Não pensa que a dimensão da
moral tenha sido esquecida no quotidiano da vida da Igreja, mas constata que não se lhe deu “o valor que se devia”. Embora procure
não fazer pregação com moralismos, entende que a desculpa dos moralismos pode significar
menor apreço pela dimensão moral dos atos e situações. Com efeito, assegura que
“não há uma vida séria que seja cristã se
não tiver uma boa base moral”. E abona esta asserção com as seguintes
palavras de Paulo VI em Fátima: “Homem
sede Homens”.
Concedendo que “tudo
assenta na capacidade, nas competências dadas a cada pessoa, de decidir”,
sublinha que “aí temos um
trabalho muito importante a fazer, a
formação da consciência”. De facto, “sou livre na medida em que me sentir
Homem livre, mas criativo, responsável, coerente, transparente, mesmo dentro da
Igreja” – diz.
Considera que “a vida moral e a vida espiritual devem
produzir o fruto da caridade para a vida do mundo”. E sobre a relação, por vez
tensa, entre a norma e a moral, responde “com uma palavra: amor” – escudado no dito de João Paulo II de que “santidade igual
a amor”. E diz:
“É isto que falta no mundo. Eu respeito o amor
que é só humano e o nosso Papa emérito Bento XVI fala muito nisso na carta
encíclica ‘Deus é Amor’. Mas, para um
crente, o amor é isso. A parte moral não se vê, mas está lá.”.

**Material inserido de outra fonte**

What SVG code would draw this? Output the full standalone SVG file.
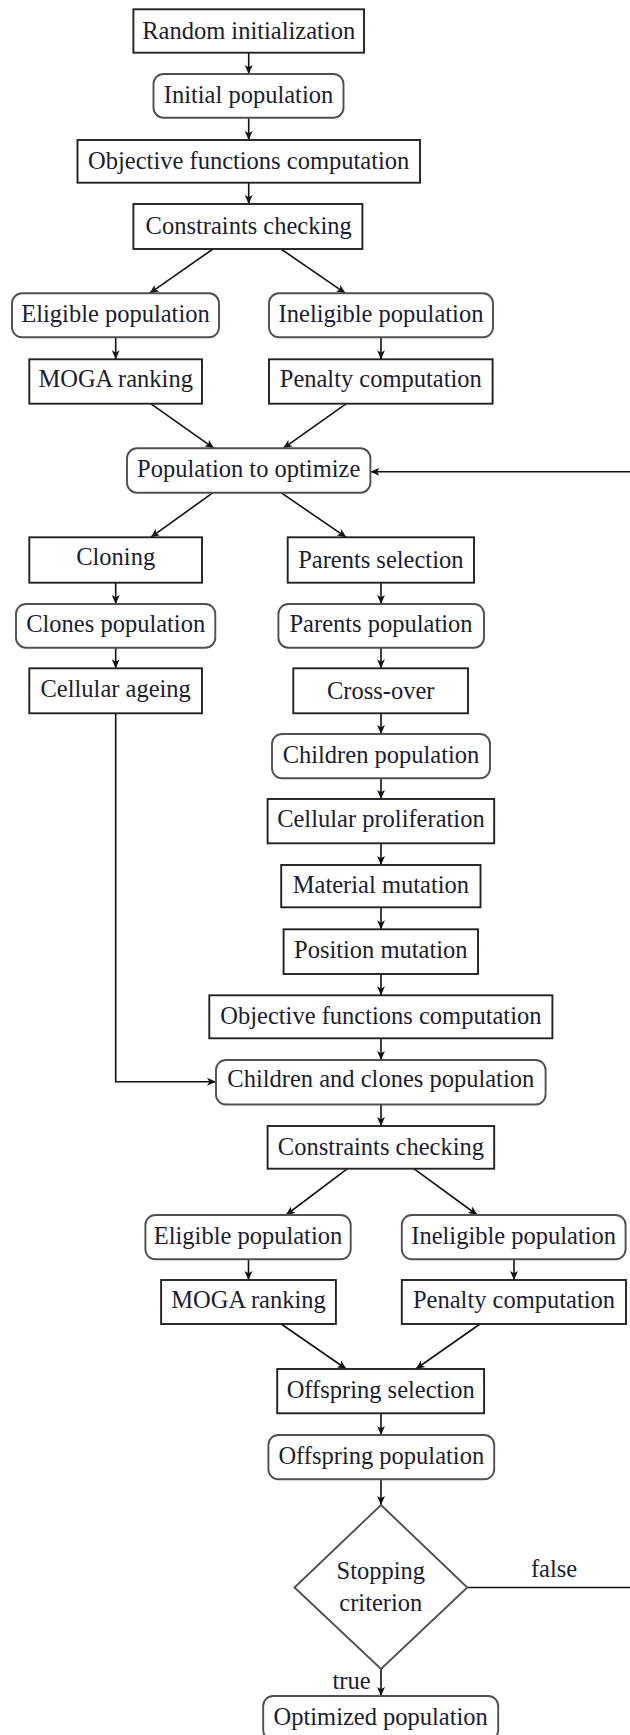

E sintetiza, dizendo que “a norma é aceitar o projeto
de Deus em nós”, o “Projeto responsável
do homem”, o título que apôs à tese de licenciatura.
***
Interpelado sobre a revolução que Francisco está a
fazer, assegura que todos “queremos colaborar para que ele a faça”, cabendo à
Igreja a primeira responsabilidade, mas o mundo também tem um contributo a dar “porque
o nosso Papa é humanista, fala para todas as pessoas, não faz aceção de pessoas”.
E acrescenta:
“Nós só teremos o tal mundo novo se vivermos
isto. Por isso, poderíamos viver mais em paz com alegria, disponibilidade e
satisfação interior, sem problemas em chegar ao final do dia para fazer um
exame de consciência.”.
Questionado se um homem dos
hospitais, da Igreja, escolhido para Bispo de Viseu, corresponde ao perfil
ideal desejado por Francisco para uma Igreja qual “hospital de campanha”,
frisa:
“Não sei. Nunca tinha pensado nisso. Eu sou um
bispo para a Igreja. Sempre fui um homem eclesial. E um padre eclesial. O
Concílio Vaticano II sempre me iluminou muito e como enfermeiro recebi muitos
dos seus ensinamentos.”.
E abona as suas credenciais com a simplicidade de que
quem aprendeu com o Padre Vitor Feytor Pinto, de quem é muito amigo e que
trabalhava muito com os enfermeiros, com o Padre Vítor Franco, natural de
Peniche, capelão nos Hospitais Civis de Lisboa, que visitou dias antes de ele morrer,
internado no Hospital de São José. Diz, com humildade, que aprendeu “muito com
esta gente: o que era o Concílio e a sua dinâmica na pastoral da saúde e dos
doentes”; que “acompanhou depois o Conselho Pontifício para a Pastoral da Saúde”;
e contactou “muita gente nestes meandros, gente com horizontes sobre isto de
ser padre e bispo num hospital de campanha”.
***
Ora, Viseu
tem o hospital de campanha aberto e o enfermeiro-bispo está a postos. Prosit!